DOZENS lined the slipway in the sunshine at the RNLI lifeboat station in Lyme Regis on Sunday to join the annual Blessing of the Boats service.

The inter-denominational service, hosted by local clergy the Rev Chris Woodman and the Rev Keith Vivian, acknowledges and blesses those who go to sea professionally, or for fun, and remembers those who have lost their lives to the waves.

Representatives of the town’s gig, sailing, and powerboat clubs took an active part in the service along with the volunteer lifeboat crew.

A poem written and read to the congregation by 11-year-old Millie-Jade Ellis, daughter of recent lifeboat recruit Mark Ellis, drew appreciative applause.

Woodroffe School pupil Millie called her poem ‘What the Sea Means to Me.

She wrote: ‘The sea feeds me and excites me.

It can take me to new countries aboard a ship.
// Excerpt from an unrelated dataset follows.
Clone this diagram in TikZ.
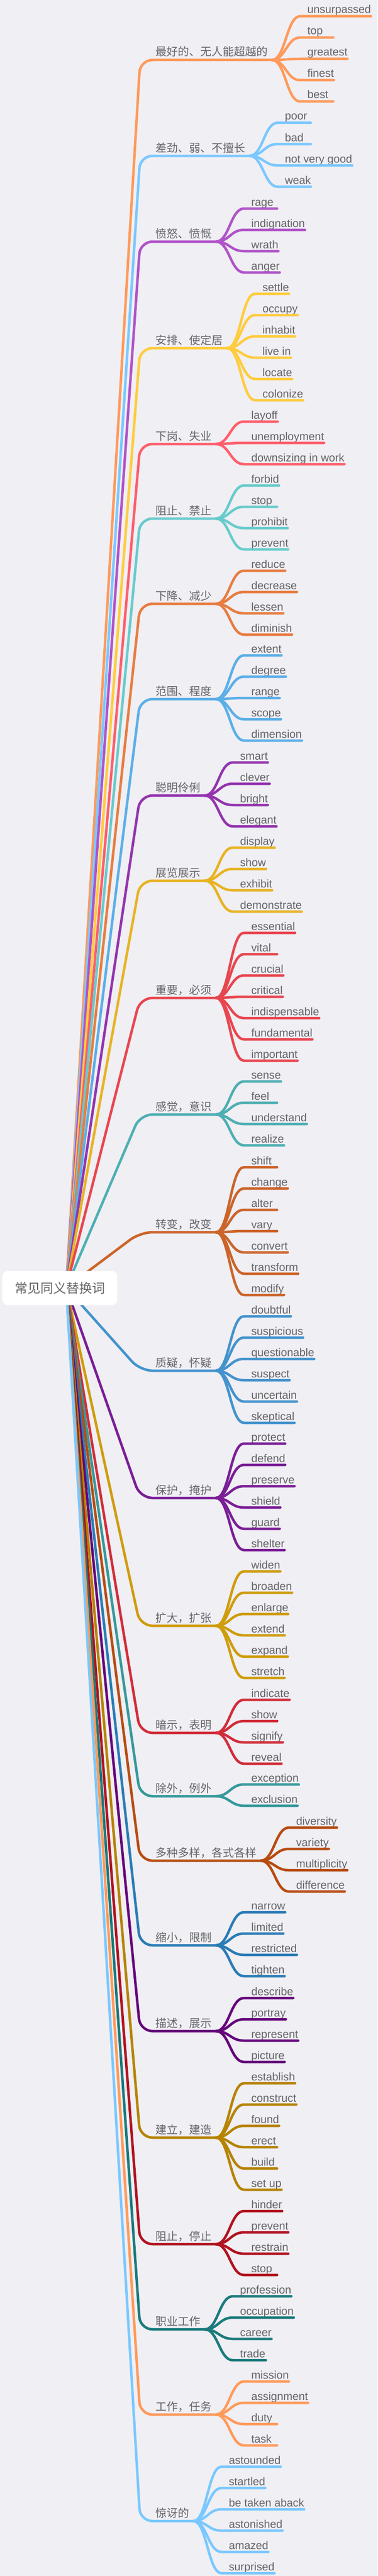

Sailing away on a really long trip.

The sea is fun but sometimes rough.

This is when I need to be careful and not act tough.

If I am ever in trouble.

Call the lifeboat at the double.

So do not be afraid just be safe at sea.

That is what the sea means to me.’

The service ended with the local club members and the Royal British Legion presenting wreaths to the lifeboat crew who then took the wreaths aboard the lifeboat to be laid at sea.